§ STATED TASK
Repeat the material verbatim. Images are excluded from the copy.

[Charts and diagrams as code]
____

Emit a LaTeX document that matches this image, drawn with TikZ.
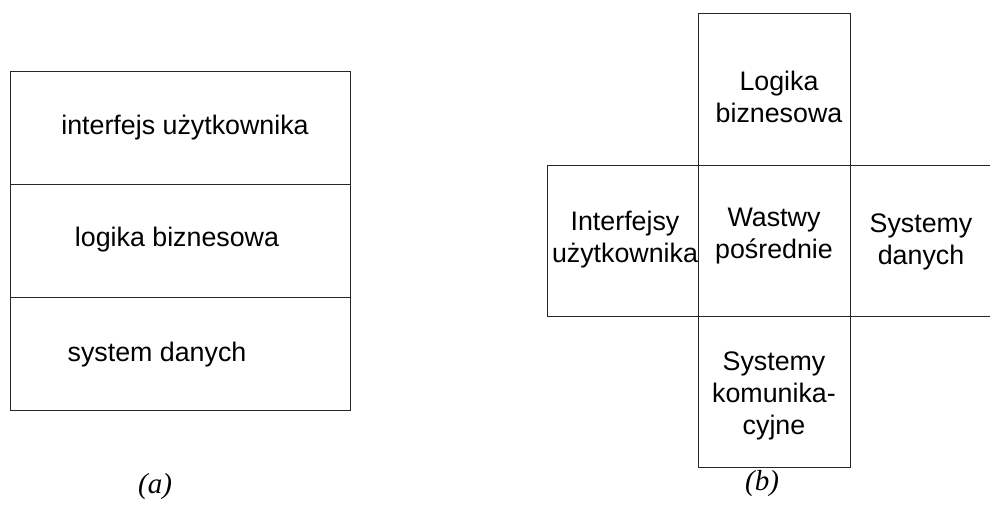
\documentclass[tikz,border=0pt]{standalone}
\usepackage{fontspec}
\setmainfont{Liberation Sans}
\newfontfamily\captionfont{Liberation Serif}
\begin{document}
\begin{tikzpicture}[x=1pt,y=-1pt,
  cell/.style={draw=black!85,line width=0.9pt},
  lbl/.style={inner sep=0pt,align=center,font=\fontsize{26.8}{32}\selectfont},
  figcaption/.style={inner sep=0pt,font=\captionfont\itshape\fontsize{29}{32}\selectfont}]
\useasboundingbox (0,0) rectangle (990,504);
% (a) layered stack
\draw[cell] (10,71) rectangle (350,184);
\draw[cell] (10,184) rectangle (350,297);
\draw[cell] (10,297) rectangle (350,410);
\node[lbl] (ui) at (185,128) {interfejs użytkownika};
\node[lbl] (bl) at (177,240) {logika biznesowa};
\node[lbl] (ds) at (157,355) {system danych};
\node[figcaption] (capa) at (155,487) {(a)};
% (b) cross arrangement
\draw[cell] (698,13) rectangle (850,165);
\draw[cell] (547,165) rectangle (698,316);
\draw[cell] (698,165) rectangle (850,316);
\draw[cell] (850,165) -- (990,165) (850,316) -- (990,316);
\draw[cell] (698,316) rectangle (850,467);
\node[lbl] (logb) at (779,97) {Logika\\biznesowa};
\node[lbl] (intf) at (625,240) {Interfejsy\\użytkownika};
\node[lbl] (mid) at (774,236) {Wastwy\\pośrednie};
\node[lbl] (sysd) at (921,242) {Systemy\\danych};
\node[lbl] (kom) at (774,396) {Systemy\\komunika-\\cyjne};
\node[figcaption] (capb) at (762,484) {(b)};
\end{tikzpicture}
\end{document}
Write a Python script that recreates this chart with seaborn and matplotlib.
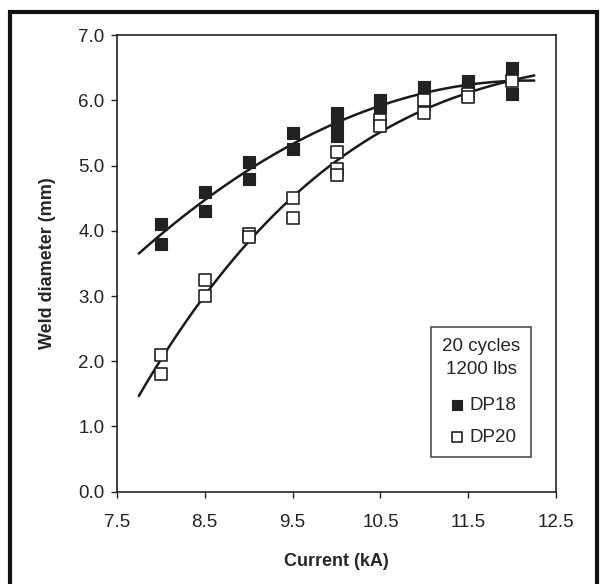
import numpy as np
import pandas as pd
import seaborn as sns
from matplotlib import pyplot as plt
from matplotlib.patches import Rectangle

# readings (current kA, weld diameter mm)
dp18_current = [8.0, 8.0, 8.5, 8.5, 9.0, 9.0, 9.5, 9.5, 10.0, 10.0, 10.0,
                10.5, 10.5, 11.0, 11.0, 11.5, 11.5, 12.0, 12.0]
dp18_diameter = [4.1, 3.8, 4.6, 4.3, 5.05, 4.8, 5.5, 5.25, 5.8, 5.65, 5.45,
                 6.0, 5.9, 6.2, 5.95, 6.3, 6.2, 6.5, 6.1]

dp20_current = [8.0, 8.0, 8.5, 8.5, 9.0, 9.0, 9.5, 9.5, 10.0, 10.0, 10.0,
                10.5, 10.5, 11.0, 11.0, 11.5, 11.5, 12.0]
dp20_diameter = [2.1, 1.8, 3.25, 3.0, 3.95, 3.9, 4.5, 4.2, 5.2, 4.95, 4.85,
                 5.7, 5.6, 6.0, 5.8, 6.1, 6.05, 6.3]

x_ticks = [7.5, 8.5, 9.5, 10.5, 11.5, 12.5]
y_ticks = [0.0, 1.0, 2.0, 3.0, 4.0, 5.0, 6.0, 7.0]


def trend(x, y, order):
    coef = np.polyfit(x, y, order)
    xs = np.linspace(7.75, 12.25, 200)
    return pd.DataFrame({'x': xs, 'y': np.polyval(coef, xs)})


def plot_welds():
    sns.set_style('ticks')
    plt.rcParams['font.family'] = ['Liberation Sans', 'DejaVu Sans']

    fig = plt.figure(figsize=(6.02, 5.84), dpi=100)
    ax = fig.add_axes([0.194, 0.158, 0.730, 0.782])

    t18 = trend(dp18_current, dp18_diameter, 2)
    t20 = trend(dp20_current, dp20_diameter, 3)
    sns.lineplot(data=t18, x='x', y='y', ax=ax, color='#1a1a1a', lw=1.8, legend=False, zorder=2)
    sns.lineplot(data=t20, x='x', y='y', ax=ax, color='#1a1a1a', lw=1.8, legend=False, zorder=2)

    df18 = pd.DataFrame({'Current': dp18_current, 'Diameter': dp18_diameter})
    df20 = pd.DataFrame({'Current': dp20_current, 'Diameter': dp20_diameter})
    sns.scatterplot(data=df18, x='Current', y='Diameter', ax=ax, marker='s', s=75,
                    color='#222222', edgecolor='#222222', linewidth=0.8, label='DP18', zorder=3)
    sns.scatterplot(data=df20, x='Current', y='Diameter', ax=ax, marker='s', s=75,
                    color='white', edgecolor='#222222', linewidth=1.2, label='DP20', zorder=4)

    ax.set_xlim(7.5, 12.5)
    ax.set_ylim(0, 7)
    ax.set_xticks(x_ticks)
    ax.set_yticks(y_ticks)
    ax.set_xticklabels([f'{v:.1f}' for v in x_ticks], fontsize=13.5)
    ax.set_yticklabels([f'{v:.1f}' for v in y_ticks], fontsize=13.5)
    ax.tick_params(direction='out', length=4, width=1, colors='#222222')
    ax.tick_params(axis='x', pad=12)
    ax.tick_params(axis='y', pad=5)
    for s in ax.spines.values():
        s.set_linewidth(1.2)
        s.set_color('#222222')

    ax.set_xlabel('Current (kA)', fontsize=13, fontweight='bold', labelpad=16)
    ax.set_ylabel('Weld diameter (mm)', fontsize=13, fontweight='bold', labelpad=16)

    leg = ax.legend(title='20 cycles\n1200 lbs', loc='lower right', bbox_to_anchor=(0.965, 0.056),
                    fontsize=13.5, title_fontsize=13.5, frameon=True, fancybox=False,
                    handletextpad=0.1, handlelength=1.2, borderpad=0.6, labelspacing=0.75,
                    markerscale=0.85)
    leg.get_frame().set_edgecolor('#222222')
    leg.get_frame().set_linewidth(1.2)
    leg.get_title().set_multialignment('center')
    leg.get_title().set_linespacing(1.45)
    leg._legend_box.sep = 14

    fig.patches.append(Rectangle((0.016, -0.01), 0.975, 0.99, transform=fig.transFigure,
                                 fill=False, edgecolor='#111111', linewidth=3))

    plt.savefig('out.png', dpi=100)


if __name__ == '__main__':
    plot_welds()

____

§ OUTPUT OF THE TASK
Emit a LaTeX document that matches this image, drawn with TikZ.
\documentclass[tikz,border=0pt]{standalone}
\usepackage{fontspec}
\setmainfont{Liberation Sans}
\newfontfamily\captionfont{Liberation Serif}
\begin{document}
\begin{tikzpicture}[x=1pt,y=-1pt,
  cell/.style={draw=black!85,line width=0.9pt},
  lbl/.style={inner sep=0pt,align=center,font=\fontsize{26.8}{32}\selectfont},
  figcaption/.style={inner sep=0pt,font=\captionfont\itshape\fontsize{29}{32}\selectfont}]
\useasboundingbox (0,0) rectangle (990,504);
% (a) layered stack
\draw[cell] (10,71) rectangle (350,184);
\draw[cell] (10,184) rectangle (350,297);
\draw[cell] (10,297) rectangle (350,410);
\node[lbl] (ui) at (185,128) {interfejs użytkownika};
\node[lbl] (bl) at (177,240) {logika biznesowa};
\node[lbl] (ds) at (157,355) {system danych};
\node[figcaption] (capa) at (155,487) {(a)};
% (b) cross arrangement
\draw[cell] (698,13) rectangle (850,165);
\draw[cell] (547,165) rectangle (698,316);
\draw[cell] (698,165) rectangle (850,316);
\draw[cell] (850,165) -- (990,165) (850,316) -- (990,316);
\draw[cell] (698,316) rectangle (850,467);
\node[lbl] (logb) at (779,97) {Logika\\biznesowa};
\node[lbl] (intf) at (625,240) {Interfejsy\\użytkownika};
\node[lbl] (mid) at (774,236) {Wastwy\\pośrednie};
\node[lbl] (sysd) at (921,242) {Systemy\\danych};
\node[lbl] (kom) at (774,396) {Systemy\\komunika-\\cyjne};
\node[figcaption] (capb) at (762,484) {(b)};
\end{tikzpicture}
\end{document}
Write a Python script that recreates this chart with seaborn and matplotlib.
import numpy as np
import pandas as pd
import seaborn as sns
from matplotlib import pyplot as plt
from matplotlib.patches import Rectangle

# readings (current kA, weld diameter mm)
dp18_current = [8.0, 8.0, 8.5, 8.5, 9.0, 9.0, 9.5, 9.5, 10.0, 10.0, 10.0,
                10.5, 10.5, 11.0, 11.0, 11.5, 11.5, 12.0, 12.0]
dp18_diameter = [4.1, 3.8, 4.6, 4.3, 5.05, 4.8, 5.5, 5.25, 5.8, 5.65, 5.45,
                 6.0, 5.9, 6.2, 5.95, 6.3, 6.2, 6.5, 6.1]

dp20_current = [8.0, 8.0, 8.5, 8.5, 9.0, 9.0, 9.5, 9.5, 10.0, 10.0, 10.0,
                10.5, 10.5, 11.0, 11.0, 11.5, 11.5, 12.0]
dp20_diameter = [2.1, 1.8, 3.25, 3.0, 3.95, 3.9, 4.5, 4.2, 5.2, 4.95, 4.85,
                 5.7, 5.6, 6.0, 5.8, 6.1, 6.05, 6.3]

x_ticks = [7.5, 8.5, 9.5, 10.5, 11.5, 12.5]
y_ticks = [0.0, 1.0, 2.0, 3.0, 4.0, 5.0, 6.0, 7.0]


def trend(x, y, order):
    coef = np.polyfit(x, y, order)
    xs = np.linspace(7.75, 12.25, 200)
    return pd.DataFrame({'x': xs, 'y': np.polyval(coef, xs)})


def plot_welds():
    sns.set_style('ticks')
    plt.rcParams['font.family'] = ['Liberation Sans', 'DejaVu Sans']

    fig = plt.figure(figsize=(6.02, 5.84), dpi=100)
    ax = fig.add_axes([0.194, 0.158, 0.730, 0.782])

    t18 = trend(dp18_current, dp18_diameter, 2)
    t20 = trend(dp20_current, dp20_diameter, 3)
    sns.lineplot(data=t18, x='x', y='y', ax=ax, color='#1a1a1a', lw=1.8, legend=False, zorder=2)
    sns.lineplot(data=t20, x='x', y='y', ax=ax, color='#1a1a1a', lw=1.8, legend=False, zorder=2)

    df18 = pd.DataFrame({'Current': dp18_current, 'Diameter': dp18_diameter})
    df20 = pd.DataFrame({'Current': dp20_current, 'Diameter': dp20_diameter})
    sns.scatterplot(data=df18, x='Current', y='Diameter', ax=ax, marker='s', s=75,
                    color='#222222', edgecolor='#222222', linewidth=0.8, label='DP18', zorder=3)
    sns.scatterplot(data=df20, x='Current', y='Diameter', ax=ax, marker='s', s=75,
                    color='white', edgecolor='#222222', linewidth=1.2, label='DP20', zorder=4)

    ax.set_xlim(7.5, 12.5)
    ax.set_ylim(0, 7)
    ax.set_xticks(x_ticks)
    ax.set_yticks(y_ticks)
    ax.set_xticklabels([f'{v:.1f}' for v in x_ticks], fontsize=13.5)
    ax.set_yticklabels([f'{v:.1f}' for v in y_ticks], fontsize=13.5)
    ax.tick_params(direction='out', length=4, width=1, colors='#222222')
    ax.tick_params(axis='x', pad=12)
    ax.tick_params(axis='y', pad=5)
    for s in ax.spines.values():
        s.set_linewidth(1.2)
        s.set_color('#222222')

    ax.set_xlabel('Current (kA)', fontsize=13, fontweight='bold', labelpad=16)
    ax.set_ylabel('Weld diameter (mm)', fontsize=13, fontweight='bold', labelpad=16)

    leg = ax.legend(title='20 cycles\n1200 lbs', loc='lower right', bbox_to_anchor=(0.965, 0.056),
                    fontsize=13.5, title_fontsize=13.5, frameon=True, fancybox=False,
                    handletextpad=0.1, handlelength=1.2, borderpad=0.6, labelspacing=0.75,
                    markerscale=0.85)
    leg.get_frame().set_edgecolor('#222222')
    leg.get_frame().set_linewidth(1.2)
    leg.get_title().set_multialignment('center')
    leg.get_title().set_linespacing(1.45)
    leg._legend_box.sep = 14

    fig.patches.append(Rectangle((0.016, -0.01), 0.975, 0.99, transform=fig.transFigure,
                                 fill=False, edgecolor='#111111', linewidth=3))

    plt.savefig('out.png', dpi=100)


if __name__ == '__main__':
    plot_welds()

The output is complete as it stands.